What the Church Ought to do…
July 13, 2010 10:51 amPeople say, ‘The Church ought to give us a lead.’ That is true if they mean it in the right way, but false if they mean it in the wrong way. By the Church they ought to mean the whole body of practicing Christians. And when they say that the Church should give us a lead, they ought to mean that some Christians–those who happen to have the right talents–should be economists and statesmen, and that all economists and statesmen should be Christians, and that their whole efforts in politics and economics should be directed to putting ‘Do as you would have done by’ into action. If that happened, and if we others were really ready to take it, then we should find the Christian solution for our own social problems pretty quickly. But, of course, when they ask for a lead from the church most people mean they want the clergy to put out a political programme. That is silly. The clergy are those particular people within the whole Church who have been specially trained and set aside to look after what concerns us as creatures who are going to live for ever: and we are asking them to do a quite different job for which they have not been trained. The job is really on us, on the laymen. The application of Christian principles, say, to trade unionism or education, must come from Christian trade unionists and Christian schoolmasters: just as Christian literature comes from Christian novelists and dramatists–not from the bench of bishops getting together and trying to write plays and novels in their spare time.

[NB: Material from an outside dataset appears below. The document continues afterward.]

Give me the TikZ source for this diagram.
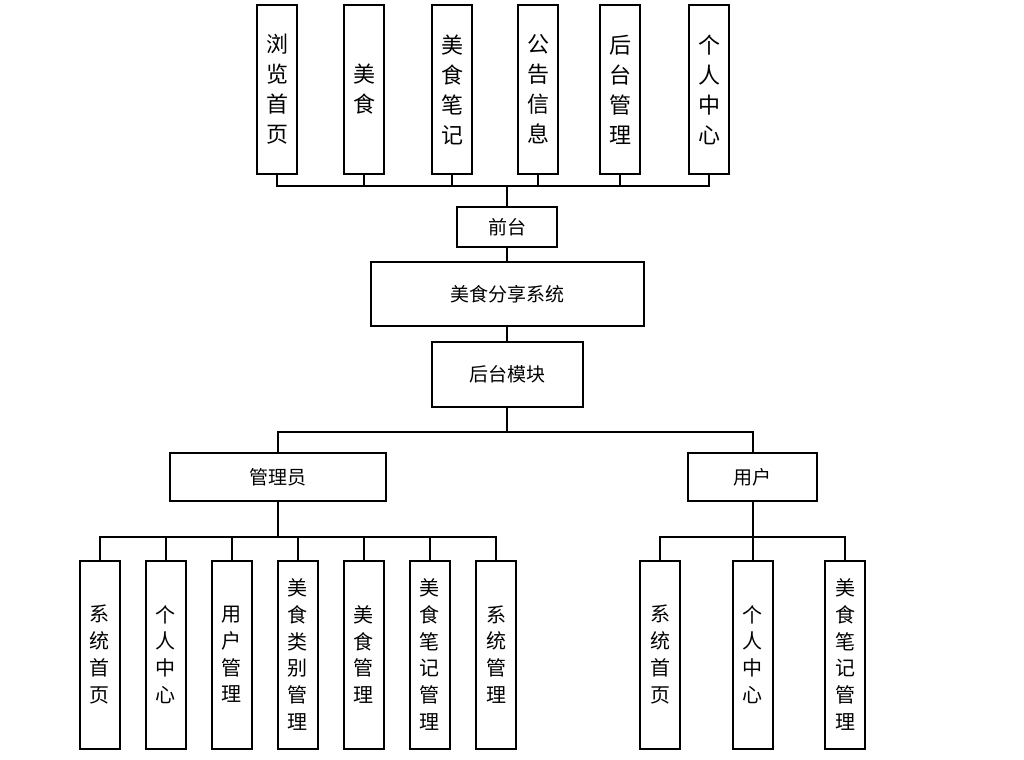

~C.S. Lewis, Mere Christianity
When you make the comparison to the arts (plays and novels) anything that sounds like a Constantinian ministry of artistic performance immediately strikes us as silly. Of course I don’t expect the pope or my pastor to write great works of fiction, even though they may.
But in many ways I do believe American evangelical aspirations towards political power yearn for something that has the reach and control of Roman Catholicism but all the down home quaintness of southern preaching. It’s a strange collection of skewed desires. Regardless, America still presents an amazing opportunity for laymen to serve in their very best efforts on every front of social concern… something I all too often take for granted.